TASK OBJECTIVE: In full and without alteration, give the listing again.
◆ ◆ ◆ ◆ ◆
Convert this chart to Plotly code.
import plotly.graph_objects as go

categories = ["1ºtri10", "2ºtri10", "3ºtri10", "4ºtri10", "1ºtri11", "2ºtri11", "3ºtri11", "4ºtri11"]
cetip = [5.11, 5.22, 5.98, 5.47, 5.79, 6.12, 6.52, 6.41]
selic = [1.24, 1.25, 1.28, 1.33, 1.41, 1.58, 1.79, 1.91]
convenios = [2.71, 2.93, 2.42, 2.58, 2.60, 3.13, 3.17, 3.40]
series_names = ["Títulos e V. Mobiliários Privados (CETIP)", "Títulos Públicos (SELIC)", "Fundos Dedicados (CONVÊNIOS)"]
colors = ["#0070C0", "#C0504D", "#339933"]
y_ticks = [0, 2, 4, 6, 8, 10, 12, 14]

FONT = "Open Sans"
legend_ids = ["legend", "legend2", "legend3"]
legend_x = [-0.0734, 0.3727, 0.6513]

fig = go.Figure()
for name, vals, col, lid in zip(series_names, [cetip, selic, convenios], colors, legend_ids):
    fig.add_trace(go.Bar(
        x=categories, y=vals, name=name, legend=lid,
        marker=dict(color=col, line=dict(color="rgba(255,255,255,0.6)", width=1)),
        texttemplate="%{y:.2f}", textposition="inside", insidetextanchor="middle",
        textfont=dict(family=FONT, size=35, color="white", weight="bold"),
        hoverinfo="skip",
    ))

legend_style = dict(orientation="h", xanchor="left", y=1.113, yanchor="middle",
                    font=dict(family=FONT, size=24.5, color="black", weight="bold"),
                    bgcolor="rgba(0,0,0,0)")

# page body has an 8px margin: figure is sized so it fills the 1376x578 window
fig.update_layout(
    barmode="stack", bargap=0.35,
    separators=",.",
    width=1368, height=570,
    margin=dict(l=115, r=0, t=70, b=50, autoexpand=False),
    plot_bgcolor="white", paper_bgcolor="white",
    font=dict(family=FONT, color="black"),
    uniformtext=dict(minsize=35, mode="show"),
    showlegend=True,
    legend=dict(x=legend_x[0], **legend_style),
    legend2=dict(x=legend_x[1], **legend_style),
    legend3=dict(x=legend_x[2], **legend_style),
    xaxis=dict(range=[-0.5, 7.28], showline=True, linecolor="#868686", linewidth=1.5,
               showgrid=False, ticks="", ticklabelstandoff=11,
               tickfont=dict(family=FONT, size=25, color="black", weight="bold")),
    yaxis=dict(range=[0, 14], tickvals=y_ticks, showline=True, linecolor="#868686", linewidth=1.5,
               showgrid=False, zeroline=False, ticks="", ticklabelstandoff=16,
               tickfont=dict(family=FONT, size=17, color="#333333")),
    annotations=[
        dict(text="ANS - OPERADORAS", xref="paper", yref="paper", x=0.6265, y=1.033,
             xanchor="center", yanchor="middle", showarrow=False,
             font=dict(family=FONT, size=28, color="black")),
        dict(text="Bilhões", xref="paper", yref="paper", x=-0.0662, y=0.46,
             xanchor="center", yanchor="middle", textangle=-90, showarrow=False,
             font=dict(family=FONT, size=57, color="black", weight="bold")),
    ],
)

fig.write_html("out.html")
◆ ◆ ◆ ◆ ◆
EXERCISE SOLUTION:
Convert this chart to Plotly code.
import plotly.graph_objects as go

categories = ["1ºtri10", "2ºtri10", "3ºtri10", "4ºtri10", "1ºtri11", "2ºtri11", "3ºtri11", "4ºtri11"]
cetip = [5.11, 5.22, 5.98, 5.47, 5.79, 6.12, 6.52, 6.41]
selic = [1.24, 1.25, 1.28, 1.33, 1.41, 1.58, 1.79, 1.91]
convenios = [2.71, 2.93, 2.42, 2.58, 2.60, 3.13, 3.17, 3.40]
series_names = ["Títulos e V. Mobiliários Privados (CETIP)", "Títulos Públicos (SELIC)", "Fundos Dedicados (CONVÊNIOS)"]
colors = ["#0070C0", "#C0504D", "#339933"]
y_ticks = [0, 2, 4, 6, 8, 10, 12, 14]

FONT = "Open Sans"
legend_ids = ["legend", "legend2", "legend3"]
legend_x = [-0.0734, 0.3727, 0.6513]

fig = go.Figure()
for name, vals, col, lid in zip(series_names, [cetip, selic, convenios], colors, legend_ids):
    fig.add_trace(go.Bar(
        x=categories, y=vals, name=name, legend=lid,
        marker=dict(color=col, line=dict(color="rgba(255,255,255,0.6)", width=1)),
        texttemplate="%{y:.2f}", textposition="inside", insidetextanchor="middle",
        textfont=dict(family=FONT, size=35, color="white", weight="bold"),
        hoverinfo="skip",
    ))

legend_style = dict(orientation="h", xanchor="left", y=1.113, yanchor="middle",
                    font=dict(family=FONT, size=24.5, color="black", weight="bold"),
                    bgcolor="rgba(0,0,0,0)")

# page body has an 8px margin: figure is sized so it fills the 1376x578 window
fig.update_layout(
    barmode="stack", bargap=0.35,
    separators=",.",
    width=1368, height=570,
    margin=dict(l=115, r=0, t=70, b=50, autoexpand=False),
    plot_bgcolor="white", paper_bgcolor="white",
    font=dict(family=FONT, color="black"),
    uniformtext=dict(minsize=35, mode="show"),
    showlegend=True,
    legend=dict(x=legend_x[0], **legend_style),
    legend2=dict(x=legend_x[1], **legend_style),
    legend3=dict(x=legend_x[2], **legend_style),
    xaxis=dict(range=[-0.5, 7.28], showline=True, linecolor="#868686", linewidth=1.5,
               showgrid=False, ticks="", ticklabelstandoff=11,
               tickfont=dict(family=FONT, size=25, color="black", weight="bold")),
    yaxis=dict(range=[0, 14], tickvals=y_ticks, showline=True, linecolor="#868686", linewidth=1.5,
               showgrid=False, zeroline=False, ticks="", ticklabelstandoff=16,
               tickfont=dict(family=FONT, size=17, color="#333333")),
    annotations=[
        dict(text="ANS - OPERADORAS", xref="paper", yref="paper", x=0.6265, y=1.033,
             xanchor="center", yanchor="middle", showarrow=False,
             font=dict(family=FONT, size=28, color="black")),
        dict(text="Bilhões", xref="paper", yref="paper", x=-0.0662, y=0.46,
             xanchor="center", yanchor="middle", textangle=-90, showarrow=False,
             font=dict(family=FONT, size=57, color="black", weight="bold")),
    ],
)

fig.write_html("out.html")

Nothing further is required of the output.